Bu tartışmaya şimdilik girmeyeceğim. 28 Şubat’ın bizi ilgilendiren ve Uludere’yle
bağlantılı yönü bu iki mesele de aslında yürütülen, yürütülecek olan anıtsal
harekatlardır. Eğer dikkatli biriyseniz İktidar değişimi olduğundan bu yana 28
Şubat olayı sıkça gündeme geldiğini göreceksiniz. Mevcut iktidar başa
geçtiğinden beri 28 Şubat üzerinden sahip olduğumuz değerlere saldırılmaya ve
de demokrasi naraları atılmaya başlandı. Emperyalistler, şeytani siyasetçiler
ve işbirlikçi medya anıtsal harekatı ve duygusal iğnelemeyi sık sık kullanır. Buradaki
amaç duygusal sömürülere girerek istediklerini yaptırmaktır. İşte Uludere ve 28
Şubat arasında böyle bir bağlantı vardır. Şu anda nasıl dini siyasete alet eden
zihniyet, 28 Şubat’ı anıtsal bir düşünce taşı olarak görüyorsa Kürtçülüğü
savunanlar ve PKK yandaşları için de Uludere siyasi bir anıtsal düşünce taşı
olacaktır. İnsanların düşüncelerini değiştirmek amacıyla Dersim’i, Uludere’yi
birer harekat noktası olarak göreceklerdir.
28
Şubat, Dersim, Uludere, Ergenekon, Balyoz derken insanlarımızın düşünceleri
hızla değişiyor. Artık bu olayları Cumhuriyet’e doğru yöneltilen kılıçlar ve
tehditler olarak görmemiz mümkün. Bu kılıçları bertaraf etmek için uyanık olmalı
ve çevremizdekileri de uyarmalıyız. Endişe duymakta haklıyız.
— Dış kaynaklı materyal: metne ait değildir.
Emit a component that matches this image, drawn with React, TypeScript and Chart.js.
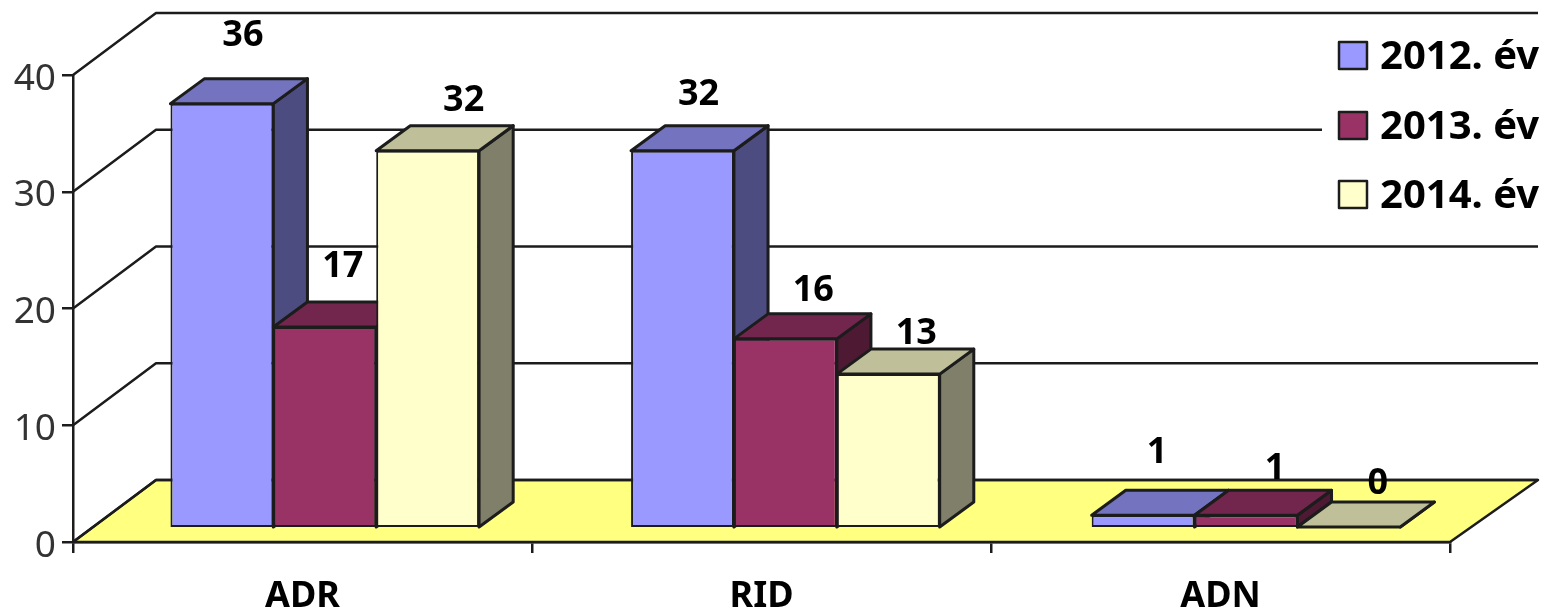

Birilerinin arkamızdan
dolap çevirdiğini düşünmek ve bugünlerde yaşadığımız şeylerin tiyatro olduğunu
düşünmemiz için gerektirecek çok şey var.
Şu günlerde aşağıdaki sözü çevremizdekilere bizzat söylemeliyiz, insanlarımıza hatırlatmalıyız:
Gençliğe hitabe aklımda, Nutuk ise başucumda!